When a word comes into the first step, if its end matches any of the left hand sides, it will get re-written as the right hand side. If it could match multiple, the one it has the longest match with wins, so

  • “passes” matches i. , so it gets rewritten as “pass”

  • “pass” matches iii. and iv., but has the largest overlap with iii. so it gets rewritten as “pass”

  • “parties” matches ii., so it gets rewritten as “parti”

  • “pas” (as in “faux pas”) matches iv. so it gets rewritten as “pa”

  • “cats” matches iv. so it gets rewritten as “cats”

This works basically correctly to the various /+z/ morphemes in English, but it over does it (“pas” should be left alone) and it produces some stems that don’t look like the actual root word (“parti” vs “party”).

After this step, it contains a lot more hand crafted rules (e.g. ational - > ate).

from nltk.stem import PorterStemmer
from nltk.stem import SnowballStemmer
p_stemmer = PorterStemmer()
p_stemmed = [p_stemmer.stem(t) for t in tokens]
for t in p_stemmed:
  print(f"`{t}` |", end = " ")

the | 2019 | film | cat | is | a | movi | about | cat | . | cat | appear | in | everi | scene | . | a | cat | can | alway | be | seen |

s_stemmer = SnowballStemmer("english")
s_stemmed = [s_stemmer.stem(t) for t in tokens]
for t in s_stemmed:
  print(f"`{t}` |", end = " ")

the | 2019 | film | cat | is | a | movi | about | cat | . | cat | appear | in | everi | scene | . | a | cat | can | alway | be | seen |

Just to focus on how the stemmers operate over a specific paradigm:

cry = ["cry", "cries", "crying", "cried", "crier"]

print(
  tabulate(
    [[c, s_stemmer.stem(c)] for c in cry],
    headers=["token", "stem"]
  )
)
token stem
cry cri
cries cri
crying cri
cried cri
crier crier

Also, when something like inflectional morphology makes a change to the stem, it won’t get undone by the stemmer.
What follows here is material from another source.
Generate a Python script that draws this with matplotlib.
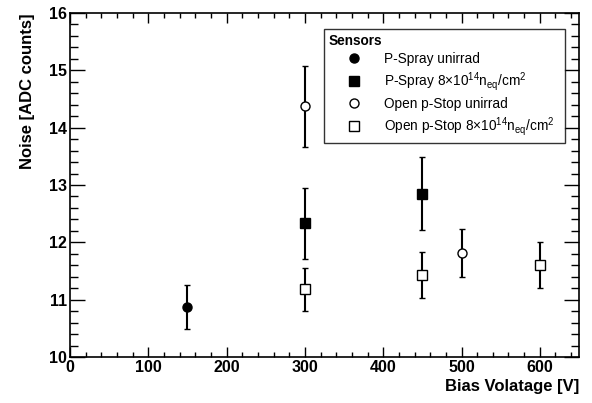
import numpy as np
from matplotlib import pyplot as plt
from matplotlib.ticker import MultipleLocator
from matplotlib.lines import Line2D

plt.rcParams['font.family'] = ['Liberation Sans', 'DejaVu Sans']
plt.rcParams['mathtext.fontset'] = 'custom'
plt.rcParams['mathtext.rm'] = 'Liberation Sans'
plt.rcParams['mathtext.it'] = 'Liberation Sans:italic'
plt.rcParams['mathtext.bf'] = 'Liberation Sans:bold'

# noise vs bias voltage, per sensor type
ps_unirr_v = [150]
ps_unirr_n = [10.87]
ps_unirr_e = [0.38]

ps_irr_v = [300, 450]
ps_irr_n = [12.33, 12.85]
ps_irr_e = [0.62, 0.63]

op_unirr_v = [300, 500]
op_unirr_n = [14.37, 11.82]
op_unirr_e = [0.70, 0.42]

op_irr_v = [300, 450, 600]
op_irr_n = [11.18, 11.43, 11.60]
op_irr_e = [0.38, 0.40, 0.40]

labels = ['P-Spray unirrad',
          r'P-Spray 8$\times$10$^{\rm 14}$n$_{\rm eq}$/cm$^{\rm 2}$',
          'Open p-Stop unirrad',
          r'Open p-Stop 8$\times$10$^{\rm 14}$n$_{\rm eq}$/cm$^{\rm 2}$']

#%%
fig = plt.figure(figsize=(5.92, 4.03), dpi=100)
ax = fig.add_axes([0.1182, 0.1141, 0.978 - 0.1182, 0.9677 - 0.1141])

series = [(ps_unirr_v, ps_unirr_n, ps_unirr_e, 'o', 'black'),
          (ps_irr_v, ps_irr_n, ps_irr_e, 's', 'black'),
          (op_unirr_v, op_unirr_n, op_unirr_e, 'o', 'white'),
          (op_irr_v, op_irr_n, op_irr_e, 's', 'white')]
handles = []
for (v, n, e, m, fc), lab in zip(series, labels):
    ax.errorbar(v, n, yerr=e, fmt=m, mfc=fc, mec='black', ecolor='black',
                ms=6.5, mew=1.0, elinewidth=1.5, capsize=2, capthick=1.5)
    handles.append(Line2D([], [], ls='none', marker=m, mfc=fc, mec='black', ms=6.5, mew=1.0))

ax.set_xlim(0, 650)
ax.set_ylim(10, 16)
ax.xaxis.set_major_locator(MultipleLocator(100))
ax.xaxis.set_minor_locator(MultipleLocator(20))
ax.yaxis.set_major_locator(MultipleLocator(1))
ax.yaxis.set_minor_locator(MultipleLocator(0.2))
ax.tick_params(which='both', direction='in', top=True, right=True, width=1)
ax.tick_params(axis='x', which='major', length=7.5, pad=2)
ax.tick_params(axis='x', which='minor', length=3.8)
ax.tick_params(axis='y', which='major', length=11, pad=2)
ax.tick_params(axis='y', which='minor', length=5.5)
for lab in ax.get_xticklabels() + ax.get_yticklabels():
    lab.set_fontweight('bold')
    lab.set_fontsize(11.5)
for s in ax.spines.values():
    s.set_linewidth(1.2)

ax.set_xlabel('Bias Volatage [V]', fontsize=12, fontweight='bold', loc='right', labelpad=3)
ax.set_ylabel('Noise [ADC counts]', fontsize=12, fontweight='bold', loc='top', labelpad=10)

leg = ax.legend(handles, labels, title='Sensors', loc='upper left',
                bbox_to_anchor=(0.499, 0.9535, 0.4735, 0.0), mode='expand',
                fontsize=9.8, frameon=True,
                fancybox=False, edgecolor='black', alignment='left',
                handletextpad=0.3, labelspacing=0.3, borderpad=0.35,
                handlelength=3.75, borderaxespad=0.0)
leg.get_title().set_fontweight('bold')
leg.get_title().set_fontsize(9.8)
leg.get_frame().set_linewidth(1.0)

plt.savefig('out.png', dpi=100)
run = ["run", "runs", "running", "ran", "runner"]

print(
  tabulate(
    [[r, s_stemmer.stem(r)] for r in run],
    headers=["token", "stem"]
  )
)
token stem
run run
runs run
running run
ran ran
runner runner

Lemmatizing

Lemmatizing involves a more complex morphological analysis of words, and as such requires language specific models to work.

nltk lemmatizing

nltk uses WordNet for its English lemmatizing. WordNet is a large database of lexical relations that have been hand annotated starting in the 1980s. Its outputs are always recognizable words.
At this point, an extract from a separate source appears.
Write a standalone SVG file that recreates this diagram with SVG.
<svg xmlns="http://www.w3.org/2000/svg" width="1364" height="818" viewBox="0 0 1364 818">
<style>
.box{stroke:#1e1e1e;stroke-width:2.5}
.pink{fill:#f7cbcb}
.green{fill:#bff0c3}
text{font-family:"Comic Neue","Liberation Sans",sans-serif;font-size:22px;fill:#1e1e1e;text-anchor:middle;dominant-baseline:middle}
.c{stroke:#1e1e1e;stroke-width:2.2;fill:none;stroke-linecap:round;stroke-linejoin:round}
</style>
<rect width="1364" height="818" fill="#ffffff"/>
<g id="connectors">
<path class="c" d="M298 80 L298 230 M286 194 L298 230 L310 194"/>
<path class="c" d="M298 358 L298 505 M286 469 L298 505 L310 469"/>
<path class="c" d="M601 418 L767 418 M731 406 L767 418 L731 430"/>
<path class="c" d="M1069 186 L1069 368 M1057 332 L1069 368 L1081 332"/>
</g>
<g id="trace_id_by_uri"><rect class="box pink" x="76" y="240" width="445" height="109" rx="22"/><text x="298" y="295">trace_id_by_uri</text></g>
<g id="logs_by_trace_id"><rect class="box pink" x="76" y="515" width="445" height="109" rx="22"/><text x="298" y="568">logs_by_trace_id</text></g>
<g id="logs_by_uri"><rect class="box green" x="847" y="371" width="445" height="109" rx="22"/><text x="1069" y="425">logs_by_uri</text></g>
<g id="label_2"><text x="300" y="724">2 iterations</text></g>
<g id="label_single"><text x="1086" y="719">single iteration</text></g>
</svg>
wnl = nltk.WordNetLemmatizer()
print(
  tabulate(
    [[c, wnl.lemmatize(c)] for c in cry],
    headers=["token", "lemma"]
  )
)
token lemma
cry cry
cries cry
crying cry
cried cried
crier crier
print(
  tabulate(
    [[r, wnl.lemmatize(r)] for r in run],
    headers=["token", "lemma"]
  )
)
token lemma
run run
runs run
running running
ran ran
runner runner

spaCy lemmatizing

spaCy has a number of models that do lemmatizing. They list WordNet along with a few other data sources for the model.

import spacy
nlp = spacy.load("en_core_web_sm")
lemmatizer = nlp.get_pipe("lemmatizer")
doc = nlp(" ".join(cry))
print(
  tabulate(
    [[c.text, c.lemma_] for c in doc],
    headers=["token", "lemma"]
  )
)
token lemma
cry cry
cries cry
crying cry
cried cry
crier crier
doc = nlp(" ".join(run))
print(
  tabulate(
    [[r.text, r.lemma_] for r in doc],
    headers=["token", "lemma"]
  )
)
token lemma
run run
runs run
running run
ran run
runner runner

The use of lemmatizing and stemming

For a lot of the NLP tasks we’re going to be learning about, lemmatizing and stemming don’t factor in as part of the pre-processing pipeline. However, they’re useful tools to have handy when doing linguistic analyses. For example, for all of the importance of “word frequency” in linguistics literature, there’s often not much clarity about how the text was pre-processed to get these word frequencies.